# What to work on
Please give the entries again in full and exactly, without any picture.

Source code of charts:
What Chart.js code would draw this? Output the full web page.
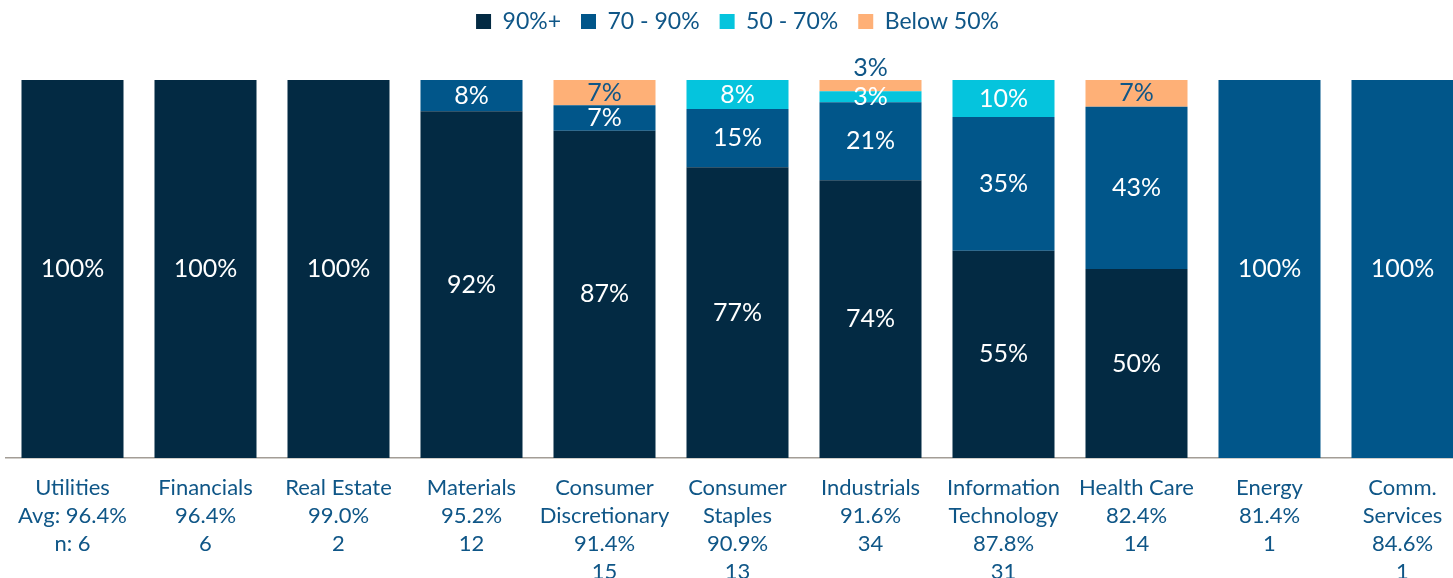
<!DOCTYPE html>
<html>
<head>
<meta charset="utf-8">
<script src="https://cdn.jsdelivr.net/npm/chart.js@4"></script>
<style>
  html, body { margin: 0; padding: 0; background: #fff; overflow: hidden; }
  #wrap { width: 1486px; height: 594px; }
</style>
</head>
<body>
<div id="wrap"><canvas id="sectorChart" width="1486" height="594"></canvas></div>
<script>
// Sector labels (name lines, average, count)
const categories = [
    ["Utilities", "Avg: 96.4%", "n: 6"],
    ["Financials", "96.4%", "6"],
    ["Real Estate", "99.0%", "2"],
    ["Materials", "95.2%", "12"],
    ["Consumer", "Discretionary", "91.4%", "15"],
    ["Consumer", "Staples", "90.9%", "13"],
    ["Industrials", "91.6%", "34"],
    ["Information", "Technology", "87.8%", "31"],
    ["Health Care", "82.4%", "14"],
    ["Energy", "81.4%", "1"],
    ["Comm.", "Services", "84.6%", "1"]
];

const above90 = [100, 100, 100, 91.7, 86.6, 76.9, 73.5, 54.8, 50, 0, 0];
const from70to90 = [0, 0, 0, 8.3, 6.7, 15.4, 20.6, 35.4, 42.9, 100, 100];
const from50to70 = [0, 0, 0, 0, 0, 7.7, 2.9, 9.8, 0, 0, 0];
const below50 = [0, 0, 0, 0, 6.7, 0, 3.0, 0, 7.1, 0, 0];

const textBlue = "#0f5687";
const font = "Lato";

// draws the % inside each segment
const segmentLabels = {
    id: "segmentLabels",
    afterDatasetsDraw(chart) {
        const ctx = chart.ctx;
        ctx.save();
        ctx.font = "25px " + font;
        ctx.textAlign = "center";
        ctx.textBaseline = "middle";
        const last = chart.data.datasets.length - 1;
        chart.data.datasets.forEach((ds, di) => {
            const meta = chart.getDatasetMeta(di);
            meta.data.forEach((bar, i) => {
                const v = ds.data[i];
                if (!v) return;
                const h = bar.base - bar.y;
                let y = bar.y + h / 2;
                if (h < 14 && di === last) y = bar.y - 12;
                ctx.fillStyle = ds.labelColor;
                ctx.fillText(Math.round(v) + "%", bar.x, y);
            });
        });
        ctx.restore();
    }
};

// extra room under the legend
const legendGap = {
    id: "legendGap",
    beforeInit(chart) {
        const fit = chart.legend.fit;
        chart.legend.fit = function() {
            fit.bind(chart.legend)();
            this.height += 37;
        };
    }
};

const ctx = document.getElementById("sectorChart").getContext("2d");
new Chart(ctx, {
    type: "bar",
    data: {
        labels: categories,
        datasets: [
            { label: "90%+", data: above90, backgroundColor: "#032a43", labelColor: "#ffffff" },
            { label: "70 - 90%", data: from70to90, backgroundColor: "#01568a", labelColor: "#ffffff" },
            { label: "50 - 70%", data: from50to70, backgroundColor: "#05c4dd", labelColor: "#ffffff" },
            { label: "Below 50%", data: below50, backgroundColor: "#feb077", labelColor: textBlue }
        ]
    },
    options: {
        responsive: false,
        animation: false,
        layout: { padding: { left: 6, right: 17, top: -10, bottom: 0 } },
        datasets: {
            bar: {
                categoryPercentage: 1,
                barPercentage: 0.767,
                borderWidth: 0
            }
        },
        plugins: {
            legend: {
                position: "top",
                labels: {
                    color: textBlue,
                    font: { family: font, size: 23 },
                    boxWidth: 15,
                    boxHeight: 15,
                    padding: 20
                }
            },
            tooltip: { enabled: false }
        },
        scales: {
            x: {
                stacked: true,
                grid: { display: false },
                border: { color: "#a39d96", width: 1.5 },
                ticks: {
                    color: textBlue,
                    font: { family: font, size: 22, lineHeight: 1.273 },
                    padding: 8,
                    maxRotation: 0,
                    autoSkip: false
                }
            },
            y: {
                stacked: true,
                display: false,
                min: 0,
                max: 100
            }
        }
    },
    plugins: [segmentLabels, legendGap]
});
</script>
</body>
</html>
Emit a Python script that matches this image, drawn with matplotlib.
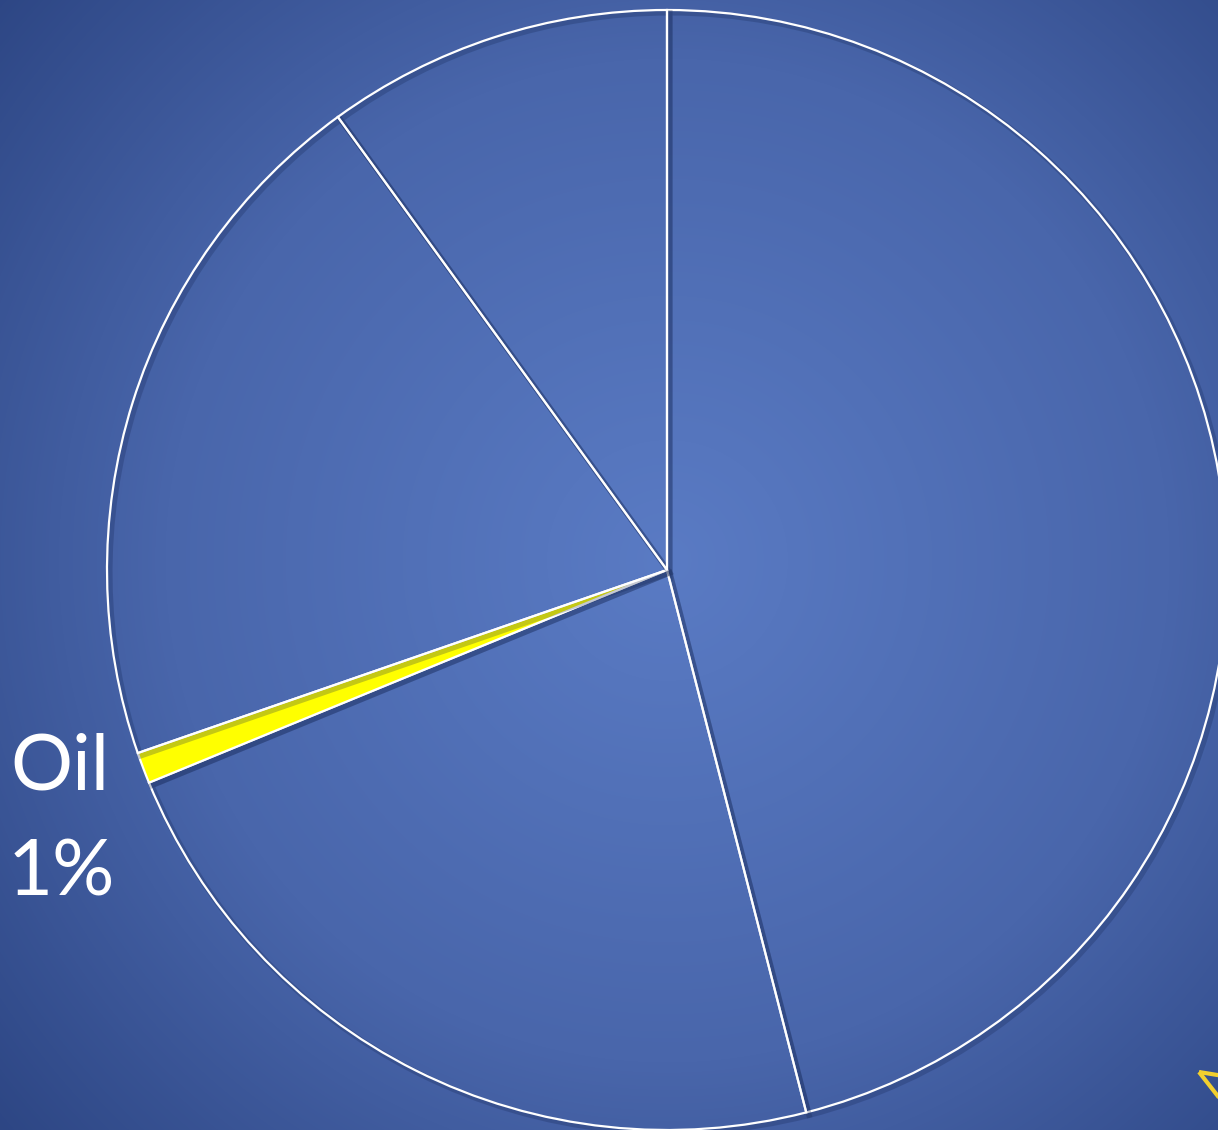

# Complete response
What Chart.js code would draw this? Output the full web page.
<!DOCTYPE html>
<html>
<head>
<meta charset="utf-8">
<script src="https://cdn.jsdelivr.net/npm/chart.js@4"></script>
<style>
  html, body { margin: 0; padding: 0; background: #fff; overflow: hidden; }
  #wrap { width: 1486px; height: 594px; }
</style>
</head>
<body>
<div id="wrap"><canvas id="sectorChart" width="1486" height="594"></canvas></div>
<script>
// Sector labels (name lines, average, count)
const categories = [
    ["Utilities", "Avg: 96.4%", "n: 6"],
    ["Financials", "96.4%", "6"],
    ["Real Estate", "99.0%", "2"],
    ["Materials", "95.2%", "12"],
    ["Consumer", "Discretionary", "91.4%", "15"],
    ["Consumer", "Staples", "90.9%", "13"],
    ["Industrials", "91.6%", "34"],
    ["Information", "Technology", "87.8%", "31"],
    ["Health Care", "82.4%", "14"],
    ["Energy", "81.4%", "1"],
    ["Comm.", "Services", "84.6%", "1"]
];

const above90 = [100, 100, 100, 91.7, 86.6, 76.9, 73.5, 54.8, 50, 0, 0];
const from70to90 = [0, 0, 0, 8.3, 6.7, 15.4, 20.6, 35.4, 42.9, 100, 100];
const from50to70 = [0, 0, 0, 0, 0, 7.7, 2.9, 9.8, 0, 0, 0];
const below50 = [0, 0, 0, 0, 6.7, 0, 3.0, 0, 7.1, 0, 0];

const textBlue = "#0f5687";
const font = "Lato";

// draws the % inside each segment
const segmentLabels = {
    id: "segmentLabels",
    afterDatasetsDraw(chart) {
        const ctx = chart.ctx;
        ctx.save();
        ctx.font = "25px " + font;
        ctx.textAlign = "center";
        ctx.textBaseline = "middle";
        const last = chart.data.datasets.length - 1;
        chart.data.datasets.forEach((ds, di) => {
            const meta = chart.getDatasetMeta(di);
            meta.data.forEach((bar, i) => {
                const v = ds.data[i];
                if (!v) return;
                const h = bar.base - bar.y;
                let y = bar.y + h / 2;
                if (h < 14 && di === last) y = bar.y - 12;
                ctx.fillStyle = ds.labelColor;
                ctx.fillText(Math.round(v) + "%", bar.x, y);
            });
        });
        ctx.restore();
    }
};

// extra room under the legend
const legendGap = {
    id: "legendGap",
    beforeInit(chart) {
        const fit = chart.legend.fit;
        chart.legend.fit = function() {
            fit.bind(chart.legend)();
            this.height += 37;
        };
    }
};

const ctx = document.getElementById("sectorChart").getContext("2d");
new Chart(ctx, {
    type: "bar",
    data: {
        labels: categories,
        datasets: [
            { label: "90%+", data: above90, backgroundColor: "#032a43", labelColor: "#ffffff" },
            { label: "70 - 90%", data: from70to90, backgroundColor: "#01568a", labelColor: "#ffffff" },
            { label: "50 - 70%", data: from50to70, backgroundColor: "#05c4dd", labelColor: "#ffffff" },
            { label: "Below 50%", data: below50, backgroundColor: "#feb077", labelColor: textBlue }
        ]
    },
    options: {
        responsive: false,
        animation: false,
        layout: { padding: { left: 6, right: 17, top: -10, bottom: 0 } },
        datasets: {
            bar: {
                categoryPercentage: 1,
                barPercentage: 0.767,
                borderWidth: 0
            }
        },
        plugins: {
            legend: {
                position: "top",
                labels: {
                    color: textBlue,
                    font: { family: font, size: 23 },
                    boxWidth: 15,
                    boxHeight: 15,
                    padding: 20
                }
            },
            tooltip: { enabled: false }
        },
        scales: {
            x: {
                stacked: true,
                grid: { display: false },
                border: { color: "#a39d96", width: 1.5 },
                ticks: {
                    color: textBlue,
                    font: { family: font, size: 22, lineHeight: 1.273 },
                    padding: 8,
                    maxRotation: 0,
                    autoSkip: false
                }
            },
            y: {
                stacked: true,
                display: false,
                min: 0,
                max: 100
            }
        }
    },
    plugins: [segmentLabels, legendGap]
});
</script>
</body>
</html>
Emit a Python script that matches this image, drawn with matplotlib.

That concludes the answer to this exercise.